Now, the reasons you bring up here make sense and we should consider changing it, probably…would be a bit of work, but doable (code, tests, doc, intro).

Given we changed that, would we then be able to have non normalize densities in a straightforward way (or is there any other option to have non normalized reduce sum things with what we have).

Curious what @bbbales2 and @stevebronder, @Bob_Carpenter or @mitzimorris has to say about this.

My question was about this, yes. Do we disallow the use of users _lpmf/_lpdf functions for this release then? Or supply propto=true/false. It has to be one or the other. C++ compile errors is not an option :)

The poisson distribution is such a case where it pays off a lot to not normalize. I can post probably an example model quickly.

Yup…we pass a user defined lpdf and lpmf function to reduce sum. Start/end as 1st and 2nd is probably even more weird… and this logic would not fit into the current system well whereas making start/end as 2nd and 3rd is better, i guess (sorry, i have put this current order forward…i know).

Dropping unnecessary proportionality constants is definitely something for 2.24.

What @nhuurre brought up and should be discussed now for this release is what to do if _lpdf/_lpmf is supplied (propto=true/false or disallow).

And whether we want to change the order of arguments. I would want to avoid duplicate signatures for lpmf functions.

I agree. This is why I would be ok with changing it now…even though it would be quite a bit of work.

Had a think about this.

I think:

reduce_sum(mydensity_lpmf, counts, gs, mu)

Should compile with propto = false (or whichever it is that includes all the constants).

And:

reduce_sum(mydensity, counts, gs, mu)

Should be an error.

Also I’m down to change the partial sum function from:

real f(int, int, real[], ...)

To:

real f(real[], int, int, ...)

It’s just a matter of swapping doc.
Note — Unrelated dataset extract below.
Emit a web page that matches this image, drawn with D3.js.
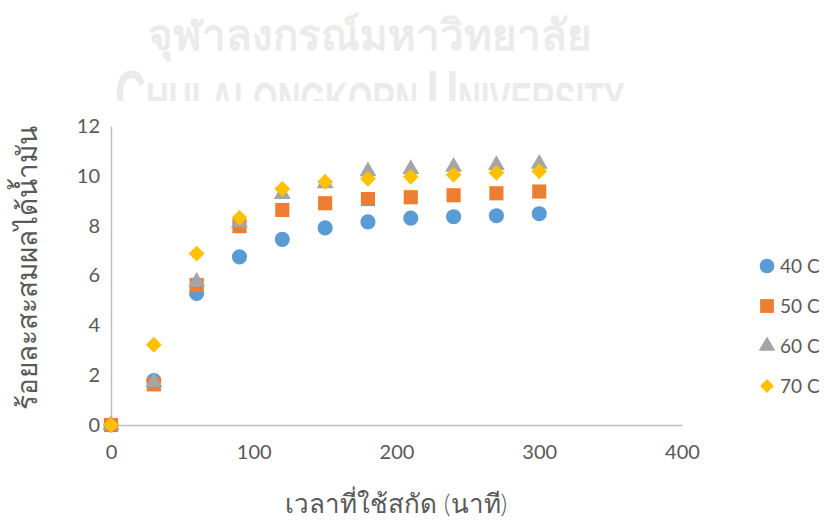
<!DOCTYPE html>
<html>
<head>
<meta charset="utf-8">
<script src="https://cdn.jsdelivr.net/npm/d3@7"></script>
<style>
  html, body { margin: 0; padding: 0; background: #fff; }
  svg { display: block; }
  text { font-family: Lato, "Noto Sans", sans-serif; }
</style>
</head>
<body>
<svg id="chart" width="826" height="523"></svg>
<script>
// Extraction time (minutes)
const times = [0, 30, 60, 90, 120, 150, 180, 210, 240, 270, 300];
// Cumulative oil yield (%) at each extraction temperature
const yield40 = [0, 1.78, 5.28, 6.75, 7.45, 7.91, 8.15, 8.30, 8.36, 8.40, 8.48];
const yield50 = [0, 1.63, 5.62, 7.98, 8.63, 8.90, 9.07, 9.14, 9.22, 9.30, 9.37];
const yield60 = [0, 1.72, 5.75, 8.12, 9.27, 9.70, 10.18, 10.27, 10.36, 10.43, 10.48];
const yield70 = [0, 3.22, 6.88, 8.32, 9.48, 9.76, 9.88, 9.96, 10.04, 10.12, 10.18];
const seriesNames = ["40 C", "50 C", "60 C", "70 C"];
const xTicks = [0, 100, 200, 300, 400];
const yTicks = [0, 2, 4, 6, 8, 10, 12];
const xTitle = "เวลาที่ใช้สกัด (นาที)";
const yTitle = "ร้อยละสะสมผลได้น้ำมัน";
const watermarkThai = "จุฬาลงกรณ์มหาวิทยาลัย";

const colors = ["#5B9BD5", "#ED7D31", "#A5A5A5", "#FFC000"];
// diamond = square turned 45 degrees
const shapes = [d3.symbolCircle, d3.symbolSquare, d3.symbolTriangle, d3.symbolSquare];
const rotations = [0, 0, 0, 45];
const sizes = [180, 200, 125, 125];
const seriesValues = [yield40, yield50, yield60, yield70];

const svg = d3.select("#chart");

// faint university watermark behind the chart
const wm = svg.append("g").attr("fill", "#ebebeb");
wm.append("text")
  .attr("x", 370).attr("y", 50)
  .attr("text-anchor", "middle")
  .style("font-family", "'Noto Sans', sans-serif")
  .style("font-weight", "bold")
  .style("font-size", "42px")
  .text(watermarkThai);
const wmLatin = wm.append("text")
  .attr("x", 0).attr("y", 0)
  .style("font-family", "'Liberation Sans Narrow', 'Liberation Sans', sans-serif")
  .style("font-weight", "bold");
wmLatin.append("tspan").style("font-size", "68px").text("C");
wmLatin.append("tspan").style("font-size", "50px").text("HULALONGKORN ");
wmLatin.append("tspan").style("font-size", "68px").text("U");
wmLatin.append("tspan").style("font-size", "50px").text("NIVERSITY");
const wmWidth = wmLatin.node().getComputedTextLength();
wmLatin.attr("transform", `translate(115,118) scale(${510 / wmWidth},1)`);
// chart area sits over the lower part of the watermark
svg.append("rect").attr("x", 0).attr("y", 101).attr("width", 826).attr("height", 422).attr("fill", "#fff");

const x = d3.scaleLinear().domain([0, 400]).range([111, 682]);
const y = d3.scaleLinear().domain([0, 12]).range([425, 126]);

const axisColor = "#bfbfbf";
const textColor = "#595959";

// x axis
const gx = svg.append("g").attr("transform", `translate(0,${y(0)})`)
  .call(d3.axisBottom(x).tickValues(xTicks).tickSize(0).tickPadding(20).tickFormat(d3.format("d")));
gx.select(".domain").attr("stroke", axisColor).attr("stroke-width", 1.5);
gx.selectAll("text").attr("fill", textColor).style("font-size", "20px").style("font-family", "Lato, sans-serif");

// y axis
const gy = svg.append("g").attr("transform", `translate(${x(0)},0)`)
  .call(d3.axisLeft(y).tickValues(yTicks).tickSize(0).tickPadding(11).tickFormat(d3.format("d")));
gy.select(".domain").attr("stroke", axisColor).attr("stroke-width", 1.5);
gy.selectAll("text").attr("fill", textColor).style("font-size", "20px").style("font-family", "Lato, sans-serif");

// axis titles
svg.append("text")
  .attr("x", 396).attr("y", 513)
  .attr("text-anchor", "middle")
  .attr("fill", textColor)
  .style("font-size", "26px")
  .style("font-weight", "300")
  .text(xTitle);
svg.append("text")
  .attr("transform", "translate(37,268) rotate(-90)")
  .attr("text-anchor", "middle")
  .attr("fill", textColor)
  .style("font-size", "28px")
  .style("font-weight", "300")
  .text(yTitle);

// markers
seriesValues.forEach((vals, i) => {
  const sym = d3.symbol().type(shapes[i]).size(sizes[i]);
  svg.append("g").selectAll("path")
    .data(times.map((t, k) => ({ t, v: vals[k] })))
    .join("path")
    .attr("d", sym)
    .attr("fill", colors[i])
    .attr("transform", d => `translate(${x(d.t)},${y(d.v)}) rotate(${rotations[i]})`);
});

// legend
const legend = svg.append("g");
seriesNames.forEach((name, i) => {
  const ly = 266 + i * 40;
  legend.append("path")
    .attr("d", d3.symbol().type(shapes[i]).size([170, 190, 120, 95][i])())
    .attr("fill", colors[i])
    .attr("transform", `translate(767,${ly}) rotate(${rotations[i]})`);
  legend.append("text")
    .attr("x", 780).attr("y", ly)
    .attr("dy", "0.36em")
    .attr("fill", textColor)
    .style("font-size", "19px")
    .text(name);
});
</script>
</body>
</html>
Good catches on these @nhuurre!

Great. So let’s change this such that the sliced data is in the first argument of the user supplied reducer, the start and end indices go in 2nd and 3rd place.

As a prospect, we should allow for

reduce_sum_propto

as @nhuurre points out. The propto flavour would lead to calls of the unnormalised densities as described (propto=true as template argument given to the user-functor which must be a lpdf or lpmf). That last thing would be a stanc3 only thing to handle, right? This should be done for the 2.24 release given that it is a new feature.

We probably could have caught this earlier, but I really think here the utility of a release candidate shows as now far more eyes are on this. I like it.

The whole reduce_sum_propto will be a stanc3 thing yes. We first need to settle the issue Niko posted above (change to _lupdf) and then decide on the exact formulation.

Just edit the .hpp of a few prototypes and change propto=false to propto=true to do experiments with this.

Changing the .hpp file won’t cause a rebuild cause the .stan file will be older than the .hpp.